Also visit the website of Joe Taylor, a father of the WSPR system https://physics.princeton.edu/pulsar/k1jt/wspr.html, where you can find a technical description, useful links and PC software needed for receive, decode and report radio relations.

At our QTH i set up a simple WSPR receiving station using old computer and two SDR radios from Winradio, WR-G305e for VHF and WR-G313e for shortwave. The VHF antenna is Winradio Discone antenna, which is temporary, not good solution for the first tests. For shortwave, a long wire antenna, approx. 25 m long is used. It is tied between two faculty buildings. Detailed info about the setup will be described later.

The WSPR uses very powerful convolutional code, effective modulation together with a accurate frequency and clock to transmit messages over the world. Messages are short and modulation rate is very low (approx. 1.4648 baud, 2 bits are transmitted in one symbol). For transmision, low power is used from tens miliwatts to few watts. On the receive side, very low SNR signals (down to -34 dB in 2.5 kHz band) are receiverd successfully. It reminds old classics in shortwave amateur radio communication, but the power used is 100 - 1000 times lower. The distance bridged with this radio communication is, as on other shortwave contacts range of hundreds to thousands km.

The main advantage is in the automatic reporting and in the global database of radio relations. Thanks to that, many stations can report any radio transmissions over the world and radio signal propagation can be easily analyzed and visualized. For operators, it is very helpful, that they don't need to sit at their radios permanently, which could be harmful to their health :-) Human's body needs to move and we have too much work, where we must sit.

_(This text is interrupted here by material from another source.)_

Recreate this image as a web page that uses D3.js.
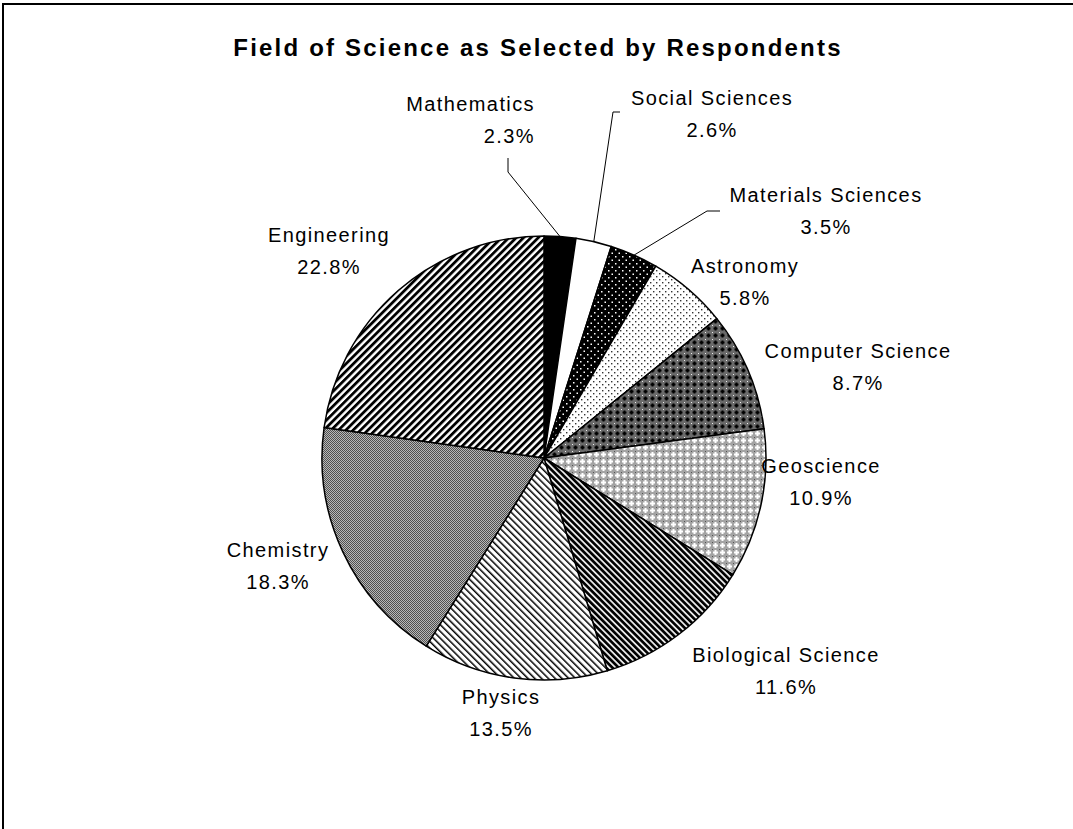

After few days of WSPR reception on the 40 m shortwave band, there were lot of long distance relations captured. Every hour, approx. 3 messages are received, mean distance is approx. 2000 km (most of Europe, Russia, Great Britain, ...) In time of good propagation (morning, evening) there are signels form USA, East America, India, some ships in Pacific, or Antarctida (is it possible?),...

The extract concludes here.